23 августа. В иллюминаторе едва покачивается море Лаптевых, коричневато-голубое, в небе повисли редкие облака. Солнечно. За ночь обогнули полуостров Буор-Хая и сейчас идем на траверзе бара Яны. Я плохо спал ночью, ворочался на узкой деревянной койке (рыбаки зовут ее «ящиком»). Все пытался осмыслить многоликое, пестрое, противоречивое, что обрушилось на меня за эти недели. Я иной раз уподобляю себя перенасыщенному раствору. По идее вот-вот должна начаться кристаллизация. Но она не наступает…

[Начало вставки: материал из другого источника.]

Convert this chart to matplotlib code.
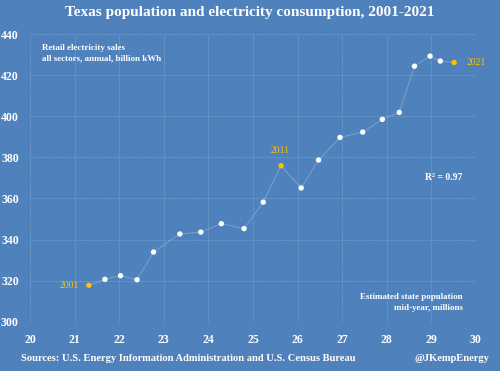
import matplotlib
matplotlib.use("Agg")
import matplotlib.pyplot as plt

years = list(range(2001, 2022))
population = [21.32, 21.68, 22.03, 22.40, 22.77, 23.36, 23.83, 24.29, 24.80, 25.23,
              25.63, 26.08, 26.47, 26.95, 27.46, 27.90, 28.28, 28.62, 28.97, 29.20, 29.51]
sales = [317.7, 320.6, 322.4, 320.4, 333.9, 342.7, 343.6, 347.7, 345.3, 358.2,
         375.9, 365.1, 378.7, 389.7, 392.3, 398.5, 401.9, 424.4, 429.3, 426.9, 426.2]
highlight_years = [2001, 2011, 2021]
x_ticks = list(range(20, 31))
y_ticks = list(range(300, 441, 20))

BG = "#4F81BD"
YEL = "#FFC000"
plt.rcParams['font.family'] = ['Liberation Serif', 'DejaVu Serif']

fig = plt.figure(figsize=(5, 3.71), dpi=100, facecolor=BG)
ax = fig.add_axes([0.06, 0.133, 0.892, 0.775], facecolor=BG)

ax.plot(population, sales, color="white", alpha=0.25, lw=0.7, zorder=2)
cols = [YEL if y in highlight_years else "white" for y in years]
ax.scatter(population, sales, s=15, c=cols, zorder=3, linewidths=0)

ax.set_xlim(20, 30)
ax.set_ylim(300, 440)
ax.set_xticks(x_ticks)
ax.set_yticks(y_ticks)
ax.grid(True, color="#A9C3E4", lw=0.6, ls=(0, (1, 1.2)), alpha=0.55)
for s in ax.spines.values():
    s.set_visible(False)
ax.tick_params(length=0, colors="white", labelsize=8.5, pad=8)
ax.tick_params(axis='x', pad=9)
for lab in ax.get_xticklabels() + ax.get_yticklabels():
    lab.set_fontweight("bold")

fig.text(0.5, 0.966, "Texas population and electricity consumption, 2001-2021",
         ha="center", va="center", color="white", fontsize=11, fontweight="bold")

ax.text(0.027, 0.966, "Retail electricity sales\nall sectors, annual, billion kWh",
        transform=ax.transAxes, ha="left", va="top", color="white", fontsize=6.5,
        fontweight="bold", linespacing=1.35)
ax.text(0.97, 0.035, "Estimated state population\nmid-year, millions",
        transform=ax.transAxes, ha="right", va="bottom", color="white", fontsize=6.5,
        fontweight="bold", linespacing=1.35, multialignment="right")
ax.text(0.969, 0.50, "R² = 0.97", transform=ax.transAxes, ha="right", va="center",
        color="white", fontsize=7, fontweight="bold")

i01 = years.index(2001)
i11 = years.index(2011)
i21 = years.index(2021)
ax.annotate("2001", (population[i01], sales[i01]), xytext=(-7, 0), textcoords="offset points",
            ha="right", va="center", color=YEL, fontsize=7)
ax.annotate("2011", (population[i11], sales[i11]), xytext=(-1, 11), textcoords="offset points",
            ha="center", va="center", color=YEL, fontsize=7)
ax.annotate("2021", (population[i21], sales[i21]), xytext=(9, 0), textcoords="offset points",
            ha="left", va="center", color=YEL, fontsize=7)

fig.text(0.042, 0.035, "Sources: U.S. Energy Information Administration and U.S. Census Bureau",
         ha="left", va="center", color="white", fontsize=7.6, fontweight="bold")
fig.text(0.978, 0.035, "@JKempEnergy", ha="right", va="center", color="white",
         fontsize=7.6, fontweight="bold")

fig.savefig("out.png", dpi=100, facecolor=BG)
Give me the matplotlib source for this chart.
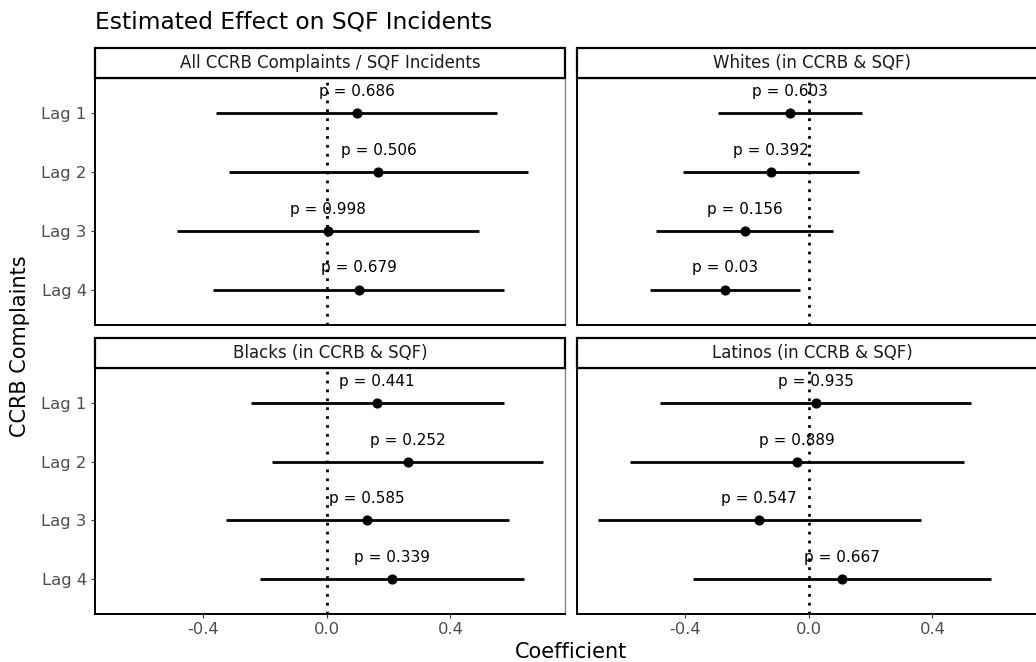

Очень трудно свести к единому знаменателю Арктику сегодняшнего дня. Если попытаться выразить одним словом ощущение от виденного, то точнее всего будет д в и ж е н и е.
Покой здесь обманчив, Он взрывается неистовой вольтижировкой пурги, грохотом ураганного ветра. Даже льды и те движутся. И движение их неумолимо. То же происходит и с человеком. Динамика жизни, ее ритм ошеломляют. Это ритм больших перемещений, ритм масштабов. Он не имеет ничего общего с толчеей в метро…
А как причудливо закручены судьбы северян! Может поэтому меня и гнетет избыток информации, что хочется запомнить, записать, осмыслить крутые повороты биографий, которые приводят человека в Арктику.
Почему капитан «Щетинина», спокойный, рассудительный Альберт Янович Чакстэ, из Таллина уехал в Херсон, оттуда махнул в Тикси и вот уже тринадцать лет ходит по полярным морям? Сто тысяч «почему» не давали мне уснуть в ночь с 22 на 23 августа.